One of the Democratic holdouts was Rep. Thaddeus Jones, chair of the House Insurance Committee and mayor of Calumet City, who argued the bill ignored auto insurance — a bigger pain point for consumers, he said. 

Jones didn’t vote “no” but encouraged colleagues to tank the measure, calling for a more comprehensive overhaul. Campaign disclosures show he received about $20,000 in contributions from insurance interests this year, including $4,000 from a State Farm-aligned PAC, a common dynamic for committee chairs overseeing major industries.

The veto-session version of the bill had been scaled back from earlier drafts that paired oversight of home and auto coverage. It also would have required insurers to warn policyholders and state regulators 60 days before any premium increase above 10 percent. House Majority Leader Robyn Gabel, the bill’s lead sponsor, said that window would give homeowners a realistic chance to shop for alternatives.

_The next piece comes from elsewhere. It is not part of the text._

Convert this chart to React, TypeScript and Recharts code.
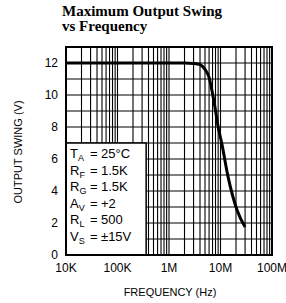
import React from 'react';
import { LineChart, Line, XAxis, YAxis, CartesianGrid, ReferenceArea } from 'recharts';

// flat at 12 V, rolls off above ~5 MHz
const frequency = [1e4, 1e5, 1e6, 2e6, 3e6, 4e6, 5e6, 6e6, 6.8e6, 7.8e6, 8.9e6, 10.7e6, 14e6, 21e6, 30e6];
const outputSwing = [12, 12, 12, 12, 11.97, 11.9, 11.6, 11.1, 10.3, 9.25, 8.1, 6.9, 4.9, 2.8, 1.75];

const decadeTicks = [1e4, 1e5, 1e6, 1e7, 1e8];
const decadeLabels = ['10K', '100K', '1M', '10M', '100M'];
const yTicks = [0, 1, 2, 3, 4, 5, 6, 7, 8, 9, 10, 11, 12, 13];

const conditions = [
  { name: 'T', sub: 'A', value: '25°C' },
  { name: 'R', sub: 'F', value: '1.5K' },
  { name: 'R', sub: 'G', value: '1.5K' },
  { name: 'A', sub: 'V', value: '+2' },
  { name: 'R', sub: 'L', value: '500' },
  { name: 'V', sub: 'S', value: '±15V' },
];

// every 1..9 multiple inside each decade, for the log grid
const xTicks: number[] = [];
for (let d = 1e4; d < 1e8; d *= 10) {
  for (let m = 1; m < 10; m++) xTicks.push(d * m);
}
xTicks.push(1e8);

const data = frequency.map((f, i) => ({ f, v: outputSwing[i] }));

const sans = '"Liberation Sans", Arial, sans-serif';

const formatX = (v: number) => {
  const i = decadeTicks.findIndex((d) => Math.abs(d - v) / d < 1e-6);
  return i >= 0 ? decadeLabels[i] : '';
};

const formatY = (v: number) => (v % 2 === 0 && v <= 12 ? String(v) : '');

const renderConditions = (props: any) => {
  const vb = props.viewBox || {};
  const x0 = vb.x + 4;
  const y0 = vb.y + 15;
  return (
    <g fontFamily={sans} fontSize={13} fill="#000">
      {conditions.map((c, i) => (
        <text key={i} y={y0 + i * 16.6}>
          <tspan x={x0}>{c.name}</tspan>
          <tspan fontSize={9} dy={3}>{c.sub}</tspan>
          <tspan x={x0 + 20} dy={-3}>=</tspan>
          <tspan x={x0 + 31}>{c.value}</tspan>
        </text>
      ))}
    </g>
  );
};

const App: React.FC = () => {
  return (
    <div style={{ position: 'absolute', left: 0, top: 0, width: 286, height: 303, background: '#fff' }}>
      <div
        style={{
          position: 'absolute',
          left: 62,
          top: 4,
          fontFamily: '"Liberation Serif", "Times New Roman", serif',
          fontWeight: 'bold',
          fontSize: 15,
          lineHeight: '15px',
          color: '#000',
        }}
      >
        Maximum Output Swing
        <br />
        vs Frequency
      </div>
      <LineChart width={286} height={303} data={data} margin={{ top: 47, right: 14, left: 36, bottom: 28 }}>
        <CartesianGrid stroke="#000" strokeWidth={1.1} />
        <XAxis
          dataKey="f"
          type="number"
          scale="log"
          domain={[1e4, 1e8]}
          ticks={xTicks}
          interval={0}
          tickFormatter={formatX}
          axisLine={false}
          tickLine={false}
          height={20}
          tick={{ fill: '#000', fontSize: 12, fontFamily: sans }}
          allowDataOverflow
        />
        <YAxis
          type="number"
          domain={[0, 13]}
          ticks={yTicks}
          interval={0}
          tickFormatter={formatY}
          axisLine={false}
          tickLine={false}
          width={30}
          tick={{ fill: '#000', fontSize: 12, fontFamily: sans }}
        />
        <ReferenceArea
          x1={1e4}
          x2={3.6e5}
          y1={0}
          y2={7}
          fill="#fff"
          fillOpacity={1}
          stroke="#000"
          strokeWidth={1.5}
          label={renderConditions}
        />
        <ReferenceArea x1={1e4} x2={1e8} y1={0} y2={13} fill="none" stroke="#000" strokeWidth={2} />
        <Line
          type="monotone"
          dataKey="v"
          stroke="#000"
          strokeWidth={3}
          dot={false}
          isAnimationActive={false}
        />
        <text x={170} y={296} textAnchor="middle" fontFamily={sans} fontSize={11} fill="#000">
          FREQUENCY (Hz)
        </text>
        <text
          x={22}
          y={152}
          textAnchor="middle"
          fontFamily={sans}
          fontSize={11}
          fill="#000"
          transform="rotate(-90 22 152)"
        >
          OUTPUT SWING (V)
        </text>
      </LineChart>
    </div>
  );
};

export default App;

State Farm countered that more oversight would backfire by making the market less competitive. The company cited inflation, costly weather events and major wildfire losses outside Illinois. It said it paid out $1.26 for every $1 of homeowner premium collected in the state last year, including $638 million in hail damage alone.

Republicans framed the proposal as overreach. Rep. Jeff Keicher, a State Farm agent, said it would “turn the industry on its head” without addressing litigation and other cost drivers.

Harmon said Thursday he expects the House to take another run at the bill this spring.